OLYMPIA, Wash. — The cost of caring for one foster child at a group home in Kent was $37,000 per month, according to records filed with the Washington state Legislature.
Records show six other foster children who also take a big bite every month out of the state’s foster care budget, with care costs ranging from $17,639 to $31,582 per month.
While those cases are extreme, state Representative Michelle Caldier (R-Port Orchard) says they highlight a dysfunctional foster care system that relies too much on a network of group homes to care for foster children with severe behavioral or medical problems.
“(Group homes) are not good, loving environments.
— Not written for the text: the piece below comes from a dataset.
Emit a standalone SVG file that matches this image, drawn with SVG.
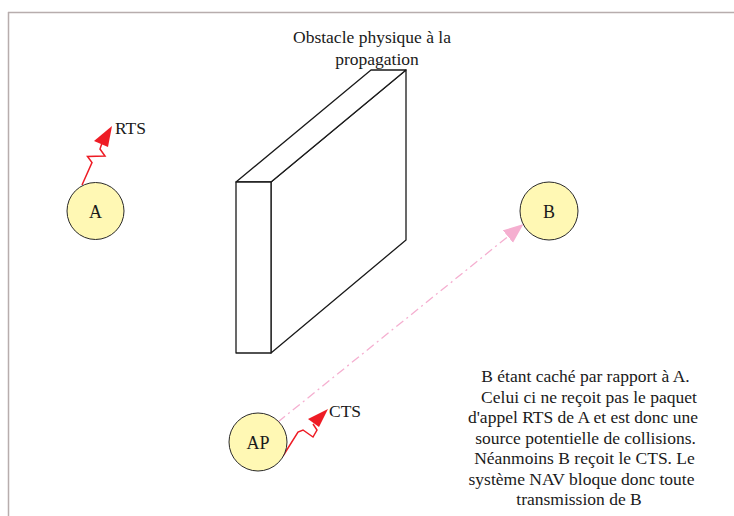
<svg xmlns="http://www.w3.org/2000/svg" width="734" height="516" viewBox="0 0 734 516">
<style>
text{font-family:"Liberation Serif","Times New Roman",serif;fill:#1a1a1a}
.lbl{font-size:17.5px}
.node circle{fill:#fff8b4;stroke:#2a2a2a;stroke-width:1}
.node text{font-size:18px;text-anchor:middle}
.obs{fill:#fff;stroke:#1a1a1a;stroke-width:1.3;stroke-linejoin:round}
.zig{fill:none;stroke:#ee1c25;stroke-width:1.5}
.head{fill:#ee1c25}
</style>
<defs>
<marker id="pinkArrow" markerUnits="userSpaceOnUse" markerWidth="22" markerHeight="18" refX="20" refY="8" orient="auto">
<path d="M0,0 L20,8 L0,16 z" fill="#f5afd0"/>
</marker>
</defs>
<g id="frame" stroke="#b7adad" stroke-width="1.5" fill="none">
<line x1="8" y1="12.5" x2="734" y2="12.5"/>
<line x1="8.5" y1="12" x2="8.5" y2="516"/>
</g>
<g id="obstacle">
<polygon class="obs" points="271,182 406,70 406,240 271,353"/>
<polygon class="obs" points="236,182 371,70 406,70 271,182"/>
<rect class="obs" x="236" y="182" width="35" height="171"/>
<text class="lbl" x="372" y="43" text-anchor="middle">Obstacle physique à la</text>
<text class="lbl" x="377" y="65" text-anchor="middle">propagation</text>
</g>
<g id="connectors">
<line x1="278" y1="422" x2="523.5" y2="224" stroke="#f5afd0" stroke-width="1.3" stroke-dasharray="9,4,2,4" marker-end="url(#pinkArrow)"/>
<g id="rts">
<polyline class="zig" points="82,185 92,162.5 87.5,156.5 105,156 100,149 102,143"/>
<polygon class="head" points="112,126 94,141 108,147"/>
<text class="lbl" x="115" y="134">RTS</text>
</g>
<g id="cts">
<polyline class="zig" points="283,456 298,432 303,430 313,437 317,430 313,424"/>
<polygon class="head" points="328,409 308,419 319,427"/>
<text class="lbl" x="329" y="417">CTS</text>
</g>
</g>
<g id="nodeA" class="node">
<circle cx="95.5" cy="211" r="28.5"/>
<text x="95.5" y="218">A</text>
</g>
<g id="nodeB" class="node">
<circle cx="549" cy="211" r="29"/>
<text x="549" y="218">B</text>
</g>
<g id="nodeAP" class="node">
<circle cx="258" cy="442" r="29"/>
<text x="258" y="449">AP</text>
</g>
<g id="note" class="lbl" text-anchor="middle">
<text x="585.5" y="382">B étant caché par rapport à A.</text>
<text x="589" y="403">Celui ci ne reçoit pas le paquet</text>
<text x="583" y="423">d'appel RTS de A et est donc une</text>
<text x="585.5" y="444">source potentielle de collisions.</text>
<text x="584.5" y="464">Néanmoins B reçoit le CTS. Le</text>
<text x="581.5" y="485">système NAV bloque donc toute</text>
<text x="579" y="505">transmission de B</text>
</g>
</svg>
And, unfortunately for a lot of them, they teach children ‘Lord of the Flies’ skills. You know, I’ve seen behaviors get worse,” Caldier said.
Caldier is a long-time foster parent and former foster child herself.
She believes the Washington State Department of Children, Youth and Families (DCYF) should increase incentives for foster parents to accept kids with serious behavioral problems into their homes, instead of placing them in group homes.
“The foster home is a much better placement than any of the alternatives,” Caldier said. She says a child in a foster home has a stable family, school, and the chance to make friends.
This legislative session, Caldier introduced House Bill 1347 to cut the red tape that stops many foster parents from accepting challenging foster kids.
Caldier says DCYF makes it too difficult for foster parents to apply for additional funding needed to care for a child that needs additional services, like around-the-clock care. She says that leaves those children in cold, uncaring group homes.
“I would disagree with that,” said Ken Maaz, executive director of a network of group homes called Ashley House.
Maaz says some children have better outcomes from the group home environment.
“Foster homes are great, and the right foster home can be life-changing for a child. But the wrong foster home can be damaging. It could be another failed placement. It could be another rejection (for a foster child)," Maaz said.
It was Ashley House that cared for the child who cost $37,000 per month. Maaz said that was an exceptional case, unlike just about any other he has seen in his eight years at Ashely House.
“We had a child who was self-injurious. In other words, if he was alone, he would hurt himself, banging his head on the floor, or throw himself out of the bed, or even pick his eye out could be an extreme example,” Maaz said.
He says the $37,000 monthly cost stemmed from the round-the-clock team that cared for that child.
Maaz says group homes don’t make a lot of money from the state and have significant employee turnover because of low wages.
Rep. Caldier said she was blindsided when the Washington Association for Children & Families, which represents group homes, testified in opposition of HB 1347.
“They fought the bill so hard they ultimately killed the bill,” Caldier said. “They’re there to protect themselves. They’re not there for the children. They’re there to protect their fiefdom,” she said.
The WA Association for Children & Families disagrees that the problem is solely with group homes and in a statement said, “We agree that there are concerns related to the state’s continuum of care for foster youth, how to best serve those youth and related reimbursement and rate structure.”
Association Executive Director Jill May said she is working with DCYF now to try to fix some of those problems.
Caldier says officials at DCYF have agreed that the foster parent payment structure is flawed and that they may be able to fix it with administrative changes even if HB 1347 is not approved.
Right now, a foster parent is paid about $810 per month to care for a child.
As a former foster child, Caldier personally takes the obligation of the state to make sure that if offers the best environment for each child.
“They need to feel unconditionally loved,” Caldier said, warning their behaviors could worsen.